#### CHALLENGE
Nothing outside the lines from the one containing "Give me the Chart.js source for this chart." through the one containing "const AXIS_MAX = 124.5;" should be copied, and no pictures either. Copy those lines exactly.
▼
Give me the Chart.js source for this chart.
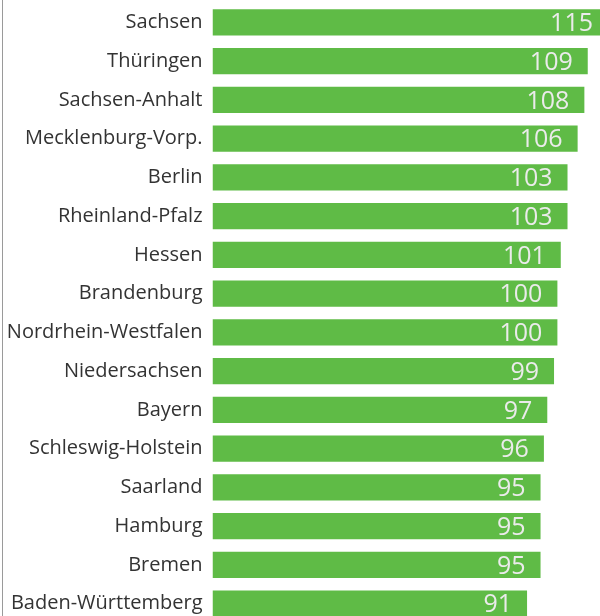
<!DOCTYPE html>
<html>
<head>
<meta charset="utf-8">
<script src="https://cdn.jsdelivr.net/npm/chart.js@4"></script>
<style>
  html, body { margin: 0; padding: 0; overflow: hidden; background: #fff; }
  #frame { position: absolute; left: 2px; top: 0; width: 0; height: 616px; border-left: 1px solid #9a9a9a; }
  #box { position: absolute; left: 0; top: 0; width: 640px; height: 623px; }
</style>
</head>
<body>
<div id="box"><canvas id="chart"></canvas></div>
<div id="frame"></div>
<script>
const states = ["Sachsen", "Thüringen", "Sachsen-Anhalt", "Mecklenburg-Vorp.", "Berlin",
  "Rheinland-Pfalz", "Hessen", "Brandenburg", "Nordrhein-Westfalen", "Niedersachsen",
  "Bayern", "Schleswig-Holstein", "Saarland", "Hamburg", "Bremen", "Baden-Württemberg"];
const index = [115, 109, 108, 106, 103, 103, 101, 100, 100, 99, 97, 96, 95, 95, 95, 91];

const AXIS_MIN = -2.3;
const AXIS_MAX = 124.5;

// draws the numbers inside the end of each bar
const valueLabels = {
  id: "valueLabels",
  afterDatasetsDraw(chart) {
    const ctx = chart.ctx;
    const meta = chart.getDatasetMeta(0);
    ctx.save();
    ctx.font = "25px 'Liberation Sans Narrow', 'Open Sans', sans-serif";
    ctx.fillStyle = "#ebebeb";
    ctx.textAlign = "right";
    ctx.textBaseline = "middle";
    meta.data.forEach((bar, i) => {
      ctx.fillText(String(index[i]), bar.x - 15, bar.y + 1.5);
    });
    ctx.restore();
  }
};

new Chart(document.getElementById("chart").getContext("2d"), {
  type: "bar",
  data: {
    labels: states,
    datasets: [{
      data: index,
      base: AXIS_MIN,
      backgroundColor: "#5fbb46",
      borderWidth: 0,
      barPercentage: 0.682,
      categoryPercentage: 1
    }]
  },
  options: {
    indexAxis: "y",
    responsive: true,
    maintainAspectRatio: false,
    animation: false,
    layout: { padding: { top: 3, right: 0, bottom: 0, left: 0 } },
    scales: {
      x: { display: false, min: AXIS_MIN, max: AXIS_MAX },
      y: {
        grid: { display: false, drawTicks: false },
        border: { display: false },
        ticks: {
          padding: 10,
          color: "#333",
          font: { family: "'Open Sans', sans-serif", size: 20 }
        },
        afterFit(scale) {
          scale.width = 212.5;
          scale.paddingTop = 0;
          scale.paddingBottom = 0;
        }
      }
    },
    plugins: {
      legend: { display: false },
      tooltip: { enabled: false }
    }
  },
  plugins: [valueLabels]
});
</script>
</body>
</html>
▲
▼
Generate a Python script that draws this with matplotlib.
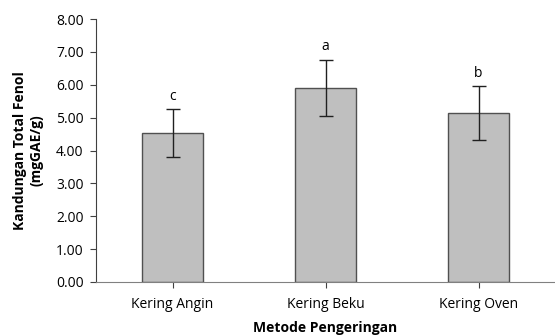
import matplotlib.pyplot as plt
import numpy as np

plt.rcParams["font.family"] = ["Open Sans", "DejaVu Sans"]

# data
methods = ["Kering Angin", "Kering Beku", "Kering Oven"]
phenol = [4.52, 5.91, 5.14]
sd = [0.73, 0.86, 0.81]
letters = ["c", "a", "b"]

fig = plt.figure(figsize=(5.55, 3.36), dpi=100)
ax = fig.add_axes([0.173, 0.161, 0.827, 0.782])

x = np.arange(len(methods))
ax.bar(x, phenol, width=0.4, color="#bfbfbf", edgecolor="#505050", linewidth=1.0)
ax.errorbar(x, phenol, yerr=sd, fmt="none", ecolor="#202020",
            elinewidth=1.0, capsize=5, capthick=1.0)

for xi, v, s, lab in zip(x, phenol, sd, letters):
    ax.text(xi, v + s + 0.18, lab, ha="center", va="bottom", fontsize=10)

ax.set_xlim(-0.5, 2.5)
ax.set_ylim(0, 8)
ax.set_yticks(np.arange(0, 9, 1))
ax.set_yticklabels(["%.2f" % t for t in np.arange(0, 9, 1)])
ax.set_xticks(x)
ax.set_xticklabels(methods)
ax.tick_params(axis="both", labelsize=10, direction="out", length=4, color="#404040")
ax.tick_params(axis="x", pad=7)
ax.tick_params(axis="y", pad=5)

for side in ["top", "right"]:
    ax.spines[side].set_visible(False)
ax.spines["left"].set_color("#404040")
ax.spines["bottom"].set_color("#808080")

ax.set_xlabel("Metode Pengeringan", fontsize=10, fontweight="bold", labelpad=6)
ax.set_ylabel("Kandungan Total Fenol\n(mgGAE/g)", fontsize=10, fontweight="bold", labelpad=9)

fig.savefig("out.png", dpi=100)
▲
#### CORRECT RESPONSE
Give me the Chart.js source for this chart.
<!DOCTYPE html>
<html>
<head>
<meta charset="utf-8">
<script src="https://cdn.jsdelivr.net/npm/chart.js@4"></script>
<style>
  html, body { margin: 0; padding: 0; overflow: hidden; background: #fff; }
  #frame { position: absolute; left: 2px; top: 0; width: 0; height: 616px; border-left: 1px solid #9a9a9a; }
  #box { position: absolute; left: 0; top: 0; width: 640px; height: 623px; }
</style>
</head>
<body>
<div id="box"><canvas id="chart"></canvas></div>
<div id="frame"></div>
<script>
const states = ["Sachsen", "Thüringen", "Sachsen-Anhalt", "Mecklenburg-Vorp.", "Berlin",
  "Rheinland-Pfalz", "Hessen", "Brandenburg", "Nordrhein-Westfalen", "Niedersachsen",
  "Bayern", "Schleswig-Holstein", "Saarland", "Hamburg", "Bremen", "Baden-Württemberg"];
const index = [115, 109, 108, 106, 103, 103, 101, 100, 100, 99, 97, 96, 95, 95, 95, 91];

const AXIS_MIN = -2.3;
const AXIS_MAX = 124.5;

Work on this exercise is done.